Vince Carter nie ocenia swoich kolegów po fachu za to, że na siłę szukają pierścienia mistrzowskiego. Twierdzi jednak, że on nie ma w planach robienia podobnych rzeczy.
– Pochodzę z epoki, w której tak się nie robiło. To wciąż we mnie siedzi. Nie mam z tym jakiegokolwiek problemu. To nie dla mnie – powiedział 41-latek.

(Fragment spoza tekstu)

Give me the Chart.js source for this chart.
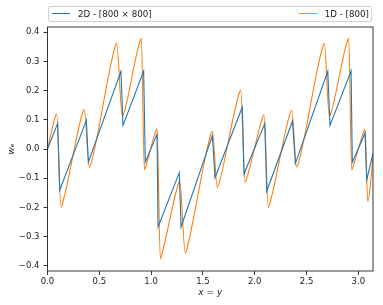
<!DOCTYPE html>
<html>
<head>
<meta charset="utf-8">
<script src="https://cdn.jsdelivr.net/npm/chart.js"></script>
<style>
  html, body { margin: 0; padding: 0; background: #fff; }
  #wrap { position: relative; width: 383px; height: 305px; }
  #legend {
    position: absolute; left: 48px; top: 6px; width: 324px; height: 16px;
    border: 1px solid #d0d0d0; border-radius: 2px; box-sizing: border-box;
    font-family: "DejaVu Sans", sans-serif; font-size: 8.7px; color: #222;
  }
  .item { position: absolute; top: 0; height: 15px; line-height: 15px; white-space: nowrap; }
  .swatch { display: inline-block; width: 18px; height: 0; border-top: 1px solid; vertical-align: middle; margin-right: 8px; position: relative; top: -1px; }
</style>
</head>
<body>
<div id="wrap">
  <canvas id="chart" width="383" height="305"></canvas>
  <div id="legend">
    <div class="item" style="left:3px"><span class="swatch" style="border-color:#1f77b4"></span><span id="lab0"></span></div>
    <div class="item" style="right:2px"><span class="swatch" style="border-color:#ff7f0e"></span><span id="lab1"></span></div>
  </div>
</div>
<script>
// series labels
const seriesLabels = ["2D - [800 \u00d7 800]", "1D - [800]"];

// blue: 2D run
const blueX = [0, 0.098, 0.118, 0.375, 0.394, 0.709, 0.729, 0.928, 0.944, 1.057, 1.067, 1.272, 1.289,
  1.591, 1.617, 1.880, 1.897, 2.097, 2.116, 2.365, 2.392, 2.705, 2.727, 2.930, 2.942, 3.065, 3.081, 3.1416];
const blueY = [0.0, 0.088, -0.141, 0.098, -0.045, 0.266, 0.081, 0.267, -0.044, 0.050, -0.267, -0.081, -0.267,
  0.045, -0.098, 0.144, -0.085, 0.087, -0.144, 0.096, -0.050, 0.266, 0.081, 0.268, -0.045, 0.054, -0.106, -0.015];

// orange: 1D run
const orangeX = [0, 0.07, 0.089, 0.130, 0.15,
  0.335, 0.355, 0.404, 0.424,
  0.648, 0.668, 0.722, 0.742,
  0.886, 0.906, 0.935, 0.952,
  1.040, 1.058, 1.089, 1.11,
  1.258, 1.276, 1.330, 1.35,
  1.572, 1.591, 1.639, 1.66,
  1.845, 1.865, 1.906, 1.926,
  2.070, 2.090, 2.131, 2.151,
  2.337, 2.357, 2.405, 2.425,
  2.652, 2.672, 2.720, 2.740,
  2.887, 2.907, 2.936, 2.953,
  3.047, 3.065, 3.091, 3.1416];
const orangeY = [0.0, 0.105, 0.119, -0.199, -0.180,
  0.120, 0.135, -0.062, -0.045,
  0.345, 0.361, 0.112, 0.128,
  0.362, 0.378, -0.071, -0.055,
  0.056, 0.069, -0.376, -0.352,
  -0.125, -0.111, -0.358, -0.336,
  0.046, 0.061, -0.132, -0.112,
  0.185, 0.201, -0.115, -0.097,
  0.101, 0.117, -0.199, -0.180,
  0.117, 0.132, -0.062, -0.045,
  0.345, 0.361, 0.112, 0.128,
  0.362, 0.378, -0.071, -0.055,
  0.054, 0.068, -0.180, -0.030];

const xTicks = [0, 0.5, 1.0, 1.5, 2.0, 2.5, 3.0];
const yTicks = [-0.4, -0.3, -0.2, -0.1, 0.0, 0.1, 0.2, 0.3, 0.4];

document.getElementById("lab0").textContent = seriesLabels[0];
document.getElementById("lab1").textContent = seriesLabels[1];

const fmt = v => (v < -1e-9 ? "\u2212" + Math.abs(v).toFixed(1) : Math.abs(v).toFixed(1));

// draws the four-sided box round the plot
const frame = {
  id: "frame",
  afterDraw(chart) {
    const a = chart.chartArea, ctx = chart.ctx;
    ctx.save();
    ctx.strokeStyle = "#222";
    ctx.lineWidth = 0.9;
    ctx.strokeRect(a.left, a.top, a.right - a.left, a.bottom - a.top);
    ctx.restore();
  }
};

Chart.defaults.font.family = "DejaVu Sans";
Chart.defaults.font.size = 8.5;
Chart.defaults.color = "#222";

new Chart(document.getElementById("chart"), {
  type: "line",
  data: {
    datasets: [
      {
        label: seriesLabels[0],
        data: blueX.map((x, i) => ({ x: x, y: blueY[i] })),
        borderColor: "#1f77b4",
        borderWidth: 1.1,
        pointRadius: 0,
        tension: 0
      },
      {
        label: seriesLabels[1],
        data: orangeX.map((x, i) => ({ x: x, y: orangeY[i] })),
        borderColor: "#ff7f0e",
        borderWidth: 1.1,
        pointRadius: 0,
        cubicInterpolationMode: "monotone"
      }
    ]
  },
  options: {
    responsive: false,
    animation: false,
    layout: { padding: { left: 0, right: 10, top: 27, bottom: 0 } },
    plugins: { legend: { display: false }, tooltip: { enabled: false } },
    scales: {
      x: {
        type: "linear",
        min: 0,
        max: Math.PI,
        afterBuildTicks: s => { s.ticks = xTicks.map(v => ({ value: v })); },
        afterFit: s => { s.height = 34; },
        ticks: { callback: fmt, padding: 2, maxRotation: 0, autoSkip: false },
        grid: { drawOnChartArea: false, drawTicks: true, tickLength: 4, color: "#222", lineWidth: 0.9 },
        border: { display: false },
        title: { display: true, text: "x = y", font: { style: "italic", size: 9 }, padding: { top: 0, bottom: 7 } }
      },
      y: {
        min: -0.418,
        max: 0.418,
        afterBuildTicks: s => { s.ticks = yTicks.map(v => ({ value: v })); },
        afterFit: s => { s.width = 47.5; },
        ticks: { callback: fmt, padding: 4, autoSkip: false },
        grid: { drawOnChartArea: false, drawTicks: true, tickLength: 4, color: "#222", lineWidth: 0.9 },
        border: { display: false },
        title: { display: true, text: "w\u2091", font: { style: "italic", size: 9 }, padding: { top: 6, bottom: 0 } }
      }
    }
  },
  plugins: [frame]
});
</script>
</body>
</html>
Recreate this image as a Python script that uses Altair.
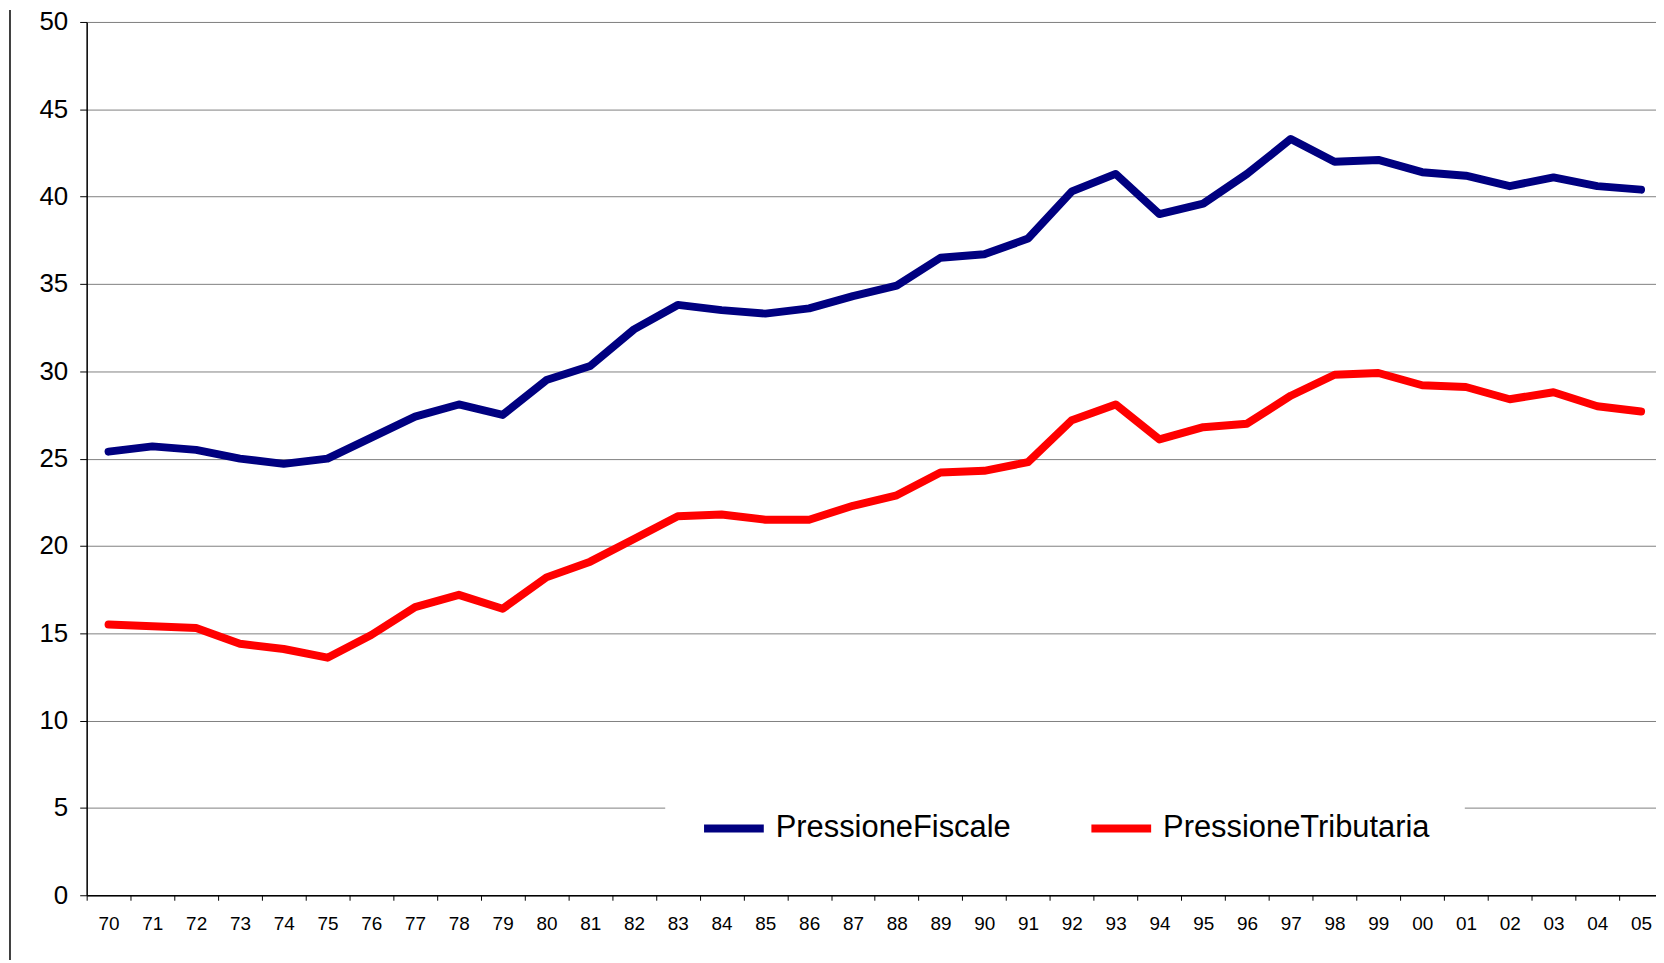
import altair as alt
import pandas as pd

anni = ["70", "71", "72", "73", "74", "75", "76", "77", "78", "79",
        "80", "81", "82", "83", "84", "85", "86", "87", "88", "89",
        "90", "91", "92", "93", "94", "95", "96", "97", "98", "99",
        "00", "01", "02", "03", "04", "05"]

pressione_fiscale = [25.4, 25.7, 25.5, 25.0, 24.7, 25.0, 26.2, 27.4, 28.1, 27.5,
                     29.5, 30.3, 32.4, 33.8, 33.5, 33.3, 33.6, 34.3, 34.9, 36.5,
                     36.7, 37.6, 40.3, 41.3, 39.0, 39.6, 41.3, 43.3, 42.0, 42.1,
                     41.4, 41.2, 40.6, 41.1, 40.6, 40.4]

pressione_tributaria = [15.5, 15.4, 15.3, 14.4, 14.1, 13.6, 14.9, 16.5, 17.2, 16.4,
                        18.2, 19.1, 20.4, 21.7, 21.8, 21.5, 21.5, 22.3, 22.9, 24.2,
                        24.3, 24.8, 27.2, 28.1, 26.1, 26.8, 27.0, 28.6, 29.8, 29.9,
                        29.2, 29.1, 28.4, 28.8, 28.0, 27.7]

serie_nomi = ["PressioneFiscale", "PressioneTributaria"]
serie_colori = ["#000080", "#FF0000"]
y_ticks = [0, 5, 10, 15, 20, 25, 30, 35, 40, 45, 50]

df = pd.DataFrame({
    "anno": anni * 2,
    "valore": pressione_fiscale + pressione_tributaria,
    "serie": [serie_nomi[0]] * len(anni) + [serie_nomi[1]] * len(anni),
})

FONT = "Liberation Sans"
W = 1583
H = 877

lines = alt.Chart(df).mark_line(
    strokeWidth=8, strokeJoin="round", strokeCap="round"
).encode(
    x=alt.X(
        "anno:N",
        sort=anni,
        bandPosition=0.5,
        scale=alt.Scale(type="band", paddingInner=0, paddingOuter=0),
        axis=alt.Axis(
            title=None, labelAngle=0, tickBand="extent", grid=False,
            labelFontSize=19, labelFont=FONT, labelColor="black",
            labelPadding=14, tickSize=5, tickColor="black",
            domainColor="black", domainWidth=1.5,
        ),
    ),
    y=alt.Y(
        "valore:Q",
        scale=alt.Scale(domain=[0, 50], nice=False),
        axis=alt.Axis(
            title=None, values=y_ticks, grid=True, gridColor="#808080",
            gridWidth=1, labelFontSize=26, labelFont=FONT, labelColor="black",
            labelPadding=12, tickSize=7, tickColor="black",
            domainColor="black", domainWidth=1.5,
        ),
    ),
    color=alt.Color(
        "serie:N",
        scale=alt.Scale(domain=serie_nomi, range=serie_colori),
        legend=alt.Legend(
            title=None, orient="none", legendX=581, legendY=741,
            direction="horizontal", fillColor="white", padding=35,
            symbolType="stroke", symbolSize=3600, symbolStrokeWidth=8,
            labelFontSize=31, labelFont=FONT, labelColor="black",
            labelOffset=8, columnPadding=64, labelLimit=500,
        ),
    ),
)

border = alt.Chart(pd.DataFrame({"k": [0]})).mark_rule(
    color="black", strokeWidth=1.5
).encode(
    x=alt.value(-77), y=alt.value(-12), y2=alt.value(H + 70)
)

chart = alt.layer(lines, border).properties(
    width=W, height=H,
    autosize=alt.AutoSizeParams(type="none"),
    padding={"left": 79, "top": 12, "right": -7, "bottom": 63},
).configure_view(strokeWidth=0).configure(background="white")

chart.save("out.html", embed_options={"renderer": "svg", "actions": False})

Carter doszedł do porozumienia z Atlantą Hawks w sprawie jednorocznej umowy wartej 2.4 mln dolarów. Oznacza to, że swój 21 sezon w lidze Vinsanity spędzi w zespole, od którego nie oczekuje się wielu zwycięstw.
Zapytany o to, czy nie chciał dołączyć do zespołu walczącego o mistrzostwa stwierdził, że woli walczyć o minuty na parkiecie niż być jedynie mentorem w silnej drużynie. – Wciąż chcę grać. Wezmę wszystkie możliwe minuty – stwierdził.
Carter nie wykluczył możliwości podpisania umowy z pretendentem do tytułu, ale zaznaczył, że najpierw będzie się musiał nad tym mocno zastanowić. Kariera VC zaczęła się w czasie gdy na świecie nie było jeszcze Trae’a Younga i Kevina Huertera – dwóch tegorocznych wyborów Hawks w drafcie.
– To miłość i pasja. Nie jest łatwo powiedzieć do widzenia. Kiedy nadejdzie czas, to powiem dość. Ale ja dalej odczuwam do tego pociąg – dodał Carter.
Zawodnik dodał, że jest również na 90% pewien, że po najbliższym sezonie zakończy karierę. W zeszłym sezonie w barwach Sacramento Kings osiągał średnio 5.4 pkt na mecz. Po zakończeniu kariery Carter chce zająć się pracą w telewizji.